begin

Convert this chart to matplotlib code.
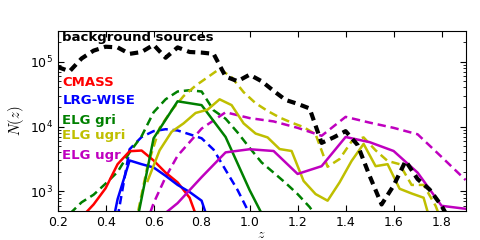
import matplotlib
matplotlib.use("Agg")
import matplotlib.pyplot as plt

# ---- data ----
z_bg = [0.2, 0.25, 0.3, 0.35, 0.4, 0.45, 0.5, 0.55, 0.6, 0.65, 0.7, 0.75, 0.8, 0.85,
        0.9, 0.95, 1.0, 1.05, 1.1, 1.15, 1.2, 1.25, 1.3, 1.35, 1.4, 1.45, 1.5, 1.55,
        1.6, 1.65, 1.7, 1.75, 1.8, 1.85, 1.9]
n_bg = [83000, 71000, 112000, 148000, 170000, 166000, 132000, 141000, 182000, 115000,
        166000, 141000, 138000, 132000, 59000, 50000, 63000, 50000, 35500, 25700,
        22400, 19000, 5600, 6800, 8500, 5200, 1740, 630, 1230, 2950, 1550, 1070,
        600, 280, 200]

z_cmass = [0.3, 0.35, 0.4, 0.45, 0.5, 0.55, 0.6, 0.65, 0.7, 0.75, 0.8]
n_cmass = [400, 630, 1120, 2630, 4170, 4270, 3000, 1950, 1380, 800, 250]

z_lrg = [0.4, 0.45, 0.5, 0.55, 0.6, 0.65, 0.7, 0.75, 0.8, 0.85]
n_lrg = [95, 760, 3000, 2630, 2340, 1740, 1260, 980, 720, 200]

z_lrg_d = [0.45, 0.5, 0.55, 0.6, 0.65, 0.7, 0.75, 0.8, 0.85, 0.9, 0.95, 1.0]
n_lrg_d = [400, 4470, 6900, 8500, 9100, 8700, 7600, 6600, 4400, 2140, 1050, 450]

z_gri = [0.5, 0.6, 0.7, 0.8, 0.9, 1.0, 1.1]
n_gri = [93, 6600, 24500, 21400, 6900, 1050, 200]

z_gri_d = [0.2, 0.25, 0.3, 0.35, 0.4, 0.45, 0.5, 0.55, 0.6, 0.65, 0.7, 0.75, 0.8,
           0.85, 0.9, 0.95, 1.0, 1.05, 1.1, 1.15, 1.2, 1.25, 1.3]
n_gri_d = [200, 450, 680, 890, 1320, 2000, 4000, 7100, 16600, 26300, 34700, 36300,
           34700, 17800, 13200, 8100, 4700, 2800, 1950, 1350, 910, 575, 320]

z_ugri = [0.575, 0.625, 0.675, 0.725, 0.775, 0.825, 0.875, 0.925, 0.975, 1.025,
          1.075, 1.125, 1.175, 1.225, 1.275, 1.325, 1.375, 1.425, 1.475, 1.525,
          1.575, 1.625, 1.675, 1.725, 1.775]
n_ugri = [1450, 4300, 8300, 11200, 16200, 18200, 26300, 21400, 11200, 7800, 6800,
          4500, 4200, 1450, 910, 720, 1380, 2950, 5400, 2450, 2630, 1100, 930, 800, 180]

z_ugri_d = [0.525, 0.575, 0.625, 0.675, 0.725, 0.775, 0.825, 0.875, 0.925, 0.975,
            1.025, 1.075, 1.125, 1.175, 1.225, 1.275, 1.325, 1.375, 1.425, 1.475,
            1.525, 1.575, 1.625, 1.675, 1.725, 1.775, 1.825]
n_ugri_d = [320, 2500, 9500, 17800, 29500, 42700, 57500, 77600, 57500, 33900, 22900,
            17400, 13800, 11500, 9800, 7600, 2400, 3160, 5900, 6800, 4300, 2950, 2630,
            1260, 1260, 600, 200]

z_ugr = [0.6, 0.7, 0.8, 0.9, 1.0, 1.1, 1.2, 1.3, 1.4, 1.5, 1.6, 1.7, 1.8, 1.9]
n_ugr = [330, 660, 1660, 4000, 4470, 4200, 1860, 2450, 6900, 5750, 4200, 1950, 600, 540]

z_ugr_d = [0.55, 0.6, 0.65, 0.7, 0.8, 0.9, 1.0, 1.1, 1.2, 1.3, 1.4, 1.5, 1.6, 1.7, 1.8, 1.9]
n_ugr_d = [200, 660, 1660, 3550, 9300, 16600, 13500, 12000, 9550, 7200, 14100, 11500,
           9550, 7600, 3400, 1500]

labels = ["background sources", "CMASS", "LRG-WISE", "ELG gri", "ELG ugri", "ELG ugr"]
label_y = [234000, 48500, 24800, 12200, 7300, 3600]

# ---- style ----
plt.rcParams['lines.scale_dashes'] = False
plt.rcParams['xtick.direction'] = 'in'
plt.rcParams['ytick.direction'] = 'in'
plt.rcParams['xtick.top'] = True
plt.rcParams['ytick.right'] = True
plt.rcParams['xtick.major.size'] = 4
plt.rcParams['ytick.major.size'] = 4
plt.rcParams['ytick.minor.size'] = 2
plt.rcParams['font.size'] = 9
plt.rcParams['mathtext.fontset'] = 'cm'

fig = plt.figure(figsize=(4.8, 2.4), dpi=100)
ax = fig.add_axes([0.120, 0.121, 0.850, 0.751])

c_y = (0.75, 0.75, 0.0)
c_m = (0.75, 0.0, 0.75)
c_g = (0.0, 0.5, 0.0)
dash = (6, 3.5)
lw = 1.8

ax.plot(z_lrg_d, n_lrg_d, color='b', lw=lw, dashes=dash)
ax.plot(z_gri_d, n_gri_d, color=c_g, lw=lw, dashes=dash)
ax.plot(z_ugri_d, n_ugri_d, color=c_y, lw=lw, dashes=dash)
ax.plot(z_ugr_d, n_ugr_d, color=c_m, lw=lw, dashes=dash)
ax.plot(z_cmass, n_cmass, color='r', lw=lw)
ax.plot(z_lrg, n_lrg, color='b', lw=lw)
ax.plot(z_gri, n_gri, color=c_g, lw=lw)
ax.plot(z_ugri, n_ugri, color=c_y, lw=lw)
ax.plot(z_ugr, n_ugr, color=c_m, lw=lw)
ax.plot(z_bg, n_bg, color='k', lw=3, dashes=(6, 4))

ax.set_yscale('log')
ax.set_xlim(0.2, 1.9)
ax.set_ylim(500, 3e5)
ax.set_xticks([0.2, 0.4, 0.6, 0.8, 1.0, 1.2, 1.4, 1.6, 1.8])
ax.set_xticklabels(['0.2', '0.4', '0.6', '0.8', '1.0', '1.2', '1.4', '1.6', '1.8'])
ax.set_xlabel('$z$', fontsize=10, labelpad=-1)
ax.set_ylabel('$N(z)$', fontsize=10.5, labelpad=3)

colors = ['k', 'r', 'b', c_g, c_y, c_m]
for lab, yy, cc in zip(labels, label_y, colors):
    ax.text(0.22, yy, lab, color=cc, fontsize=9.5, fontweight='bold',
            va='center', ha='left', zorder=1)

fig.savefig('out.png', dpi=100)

end

TASK REQUIREMENTS >>
Up to and including the line containing "import matplotlib.pyplot as plt", repeat every line from the start of the data, but none of the pictures.

SOLUTION TO THE PROBLEM >>
Convert this chart to matplotlib code.
import matplotlib
matplotlib.use("Agg")
import matplotlib.pyplot as plt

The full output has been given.